Reportedly, the Taliban is making it very clear that Malala Yousafzai remains on their hit list. The latest attempt of the extremist group to garner international attention resulted in bolstering the strength and recognition of the very force they were fighting against. The very act of declaring Yousafzai a threat to Islam reinforces her message that Talibs are frightened of the power of books, pens, and women. The likely result of the Taliban's girl hunt against Yousafzai will be to lend more credence to her cause to empower girls through education.

What started as diary entries for the BBC Urdu blog started with gunshots and now has scaled into a movement. Yousafzai has become an internationally recognized education activist and is seen as a symbol of non-violent resistance to tyranny. Judging from the media attention Yousafzai has gathered, it is fair to assert that for the Taliban, the threat seems to be that Yousafzai is providing context for education for all through the lens of Islam. Yousafzai has been clear: Islam asserts that it is the responsibility and duty of all Muslims to be educated.

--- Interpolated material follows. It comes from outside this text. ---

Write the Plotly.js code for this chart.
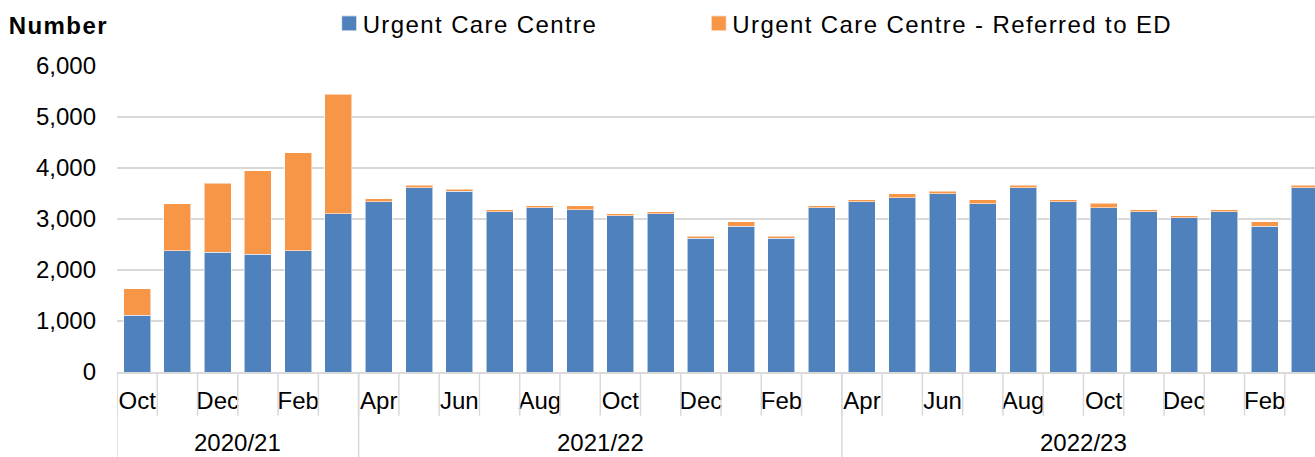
<!DOCTYPE html>
<html><head><meta charset="utf-8">
<script src="https://cdn.plot.ly/plotly-3.0.1.min.js"></script>
<style>
html,body{margin:0;padding:0;background:#fff;overflow:hidden}
#chart{width:1315px;height:457px}
.legendtext{letter-spacing:1.4px}
.annotation[data-index="0"] text{letter-spacing:1.4px}
.legendpoints path{transform:translate(116.5px,0) scale(1.25)}
</style></head><body><div id="chart"></div>
<script>
const months = ['Oct','Nov','Dec','Jan','Feb','Mar',
  'Apr','May','Jun','Jul','Aug','Sep','Oct','Nov','Dec','Jan','Feb','Mar',
  'Apr','May','Jun','Jul','Aug','Sep','Oct','Nov','Dec','Jan','Feb','Mar'];
const years = ['2020/21','2020/21','2020/21','2020/21','2020/21','2020/21',
  '2021/22','2021/22','2021/22','2021/22','2021/22','2021/22','2021/22','2021/22','2021/22','2021/22','2021/22','2021/22',
  '2022/23','2022/23','2022/23','2022/23','2022/23','2022/23','2022/23','2022/23','2022/23','2022/23','2022/23','2022/23'];
const yearGroups = ['2020/21','2021/22','2022/23'];
const uccValues = [1110,2380,2345,2305,2380,3100,
  3335,3615,3540,3140,3220,3180,3060,3100,2620,2860,2620,3220,
  3335,3415,3495,3295,3610,3335,3220,3140,3025,3140,2860,3610];
const referredValues = [520,920,1360,1640,1915,2350,
  60,45,45,40,40,80,40,40,45,85,45,40,
  45,85,50,85,50,45,85,40,40,40,85,50];
const yTickVals = [0,1000,2000,3000,4000,5000,6000];
const seriesNames = ['Urgent Care Centre','Urgent Care Centre - Referred to ED'];
const seriesColors = ['#4F81BD','#F79646'];

const cats = months.map((m,i)=>m+' '+years[i]);
const tickVals = cats.filter((c,i)=>i%2===0);
const tickText = months.filter((m,i)=>i%2===0);

const FONT = 'Liberation Sans, Arial, sans-serif';
const W = 1315, H = 457, L = 117.4, T = 66, B = 84.7;
const plotH = H - T - B;

const barLine = {color:'rgba(255,255,255,0.55)', width:1};
const traces = [
  {type:'bar', x:cats, y:uccValues, name:seriesNames[0], marker:{color:seriesColors[0], line:barLine}},
  {type:'bar', x:cats, y:referredValues, name:seriesNames[1], marker:{color:seriesColors[1], line:barLine}}
];

const shapes = [];
const gridC = '#d9d9d9';
for (let i = 0; i <= cats.length; i++) {
  shapes.push({type:'line', xref:'x', yref:'paper', x0:i-0.5, x1:i-0.5, y0:0, y1:-(416-372.3)/plotH,
    line:{color:gridC, width:1.5}, layer:'above'});
}
const groupStarts = [];
years.forEach((y,i)=>{ if(i===0 || years[i-1]!==y) groupStarts.push(i); });
groupStarts.forEach(s=>{
  shapes.push({type:'line', xref:'x', yref:'paper', x0:s-0.5, x1:s-0.5, y0:0, y1:-0.4,
    line:{color:gridC, width:1.5}, layer:'above'});
});

const annotations = [
  {xref:'paper', yref:'paper', x:(11.7-L)/(W-L), xanchor:'left', y:1+(T-25.4)/plotH, yanchor:'middle',
   text:'<b>Number</b>', showarrow:false, font:{family:FONT, size:24, color:'#000'}}
];
yearGroups.forEach(g=>{
  const idx = years.map((y,i)=>y===g?i:-1).filter(i=>i>=0);
  const mid = (idx[0]+idx[idx.length-1])/2;
  annotations.push({xref:'x', yref:'paper', x:mid, y:-(457-372.3)/plotH, yanchor:'bottom', xanchor:'center',
    borderpad:0, text:g, showarrow:false, font:{family:FONT, size:24, color:'#000'}});
});

const legendFont = {family:FONT, size:24, color:'#000'};
const layout = {
  width:W, height:H,
  margin:{l:L, r:0, t:T, b:B, pad:0},
  barmode:'stack', bargap:0.33,
  paper_bgcolor:'#fff', plot_bgcolor:'#fff',
  font:{family:FONT, size:24, color:'#000'},
  showlegend:true,
  legend:{orientation:'h', x:(233-L)/(W-L), xanchor:'left', y:1+(T-23.7)/plotH, yanchor:'middle',
    itemwidth:120, traceorder:'normal', font:legendFont, bgcolor:'rgba(0,0,0,0)'},
  xaxis:{type:'category', range:[-0.5, 29.25], tickvals:tickVals, ticktext:tickText, ticks:'',
    showline:true, linecolor:gridC, linewidth:1.5, showgrid:false, zeroline:false,
    tickfont:{family:FONT, size:24, color:'#000'}, ticklabelstandoff:7, fixedrange:true},
  yaxis:{range:[0,6000], tickvals:yTickVals, tickformat:',', ticks:'', showgrid:true, gridcolor:gridC, gridwidth:1.5,
    zeroline:false, showline:false, tickfont:{family:FONT, size:24, color:'#000'}, ticklabelstandoff:20, fixedrange:true},
  shapes:shapes, annotations:annotations
};

Plotly.newPlot('chart', traces, layout, {displayModeBar:false, staticPlot:true});
</script></body></html>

The roots of denying women education are deep. For some, the struggle toward consensus about educating girls in schools lies between understanding the Quran and resolving cultural practices. Notions of equality in Islam and the patriarchal duty of the man to provide everything including the education of the family, can easily be misinterpreted (Surah 4: 34). Yousafzai is a voice among many that calls Islam to consider the education of girls an inherent right and duty.

Interestingly, the Taliban is likely to create a greater case against themselves by targeting Yousafzai, who made her stance of a peaceful heart boldly clear in front of the world during Malala Day. During her speech, Yousafzai said, "This is what my soul is telling me, be peaceful and love everyone." Yousafzai goes on to say that even if she had a gun in her hands, she would not take revenge on the Taliban. Her words bring a verse from the Quran to light. Surah 4:90 (Yousef Ali Translation) in the Quran states: 

"Except those who join a group between whom and you there is a treaty (of peace), or those who approach you with hearts restraining them from fighting you as well as fighting their own people. If Allah had pleased, He could have given them power over you, and they would have fought you: Therefore if they withdraw from you but fight you not, and (instead) send you (Guarantees of) peace, then Allah Hath opened no way for you (to war against them)."

Declaring an open war against Yousafzai is more like a direct blow to a principle of Islam than the protection of it. The doubled-edged sword for Yousafzai is that the more she is considered an enemy of the Taliban and further her message spreads, her security is in greater danger. Perhaps the greatest thing to thank the Taliban for is how the movement for girls' education has quickened on the heels of Yousafzai's story.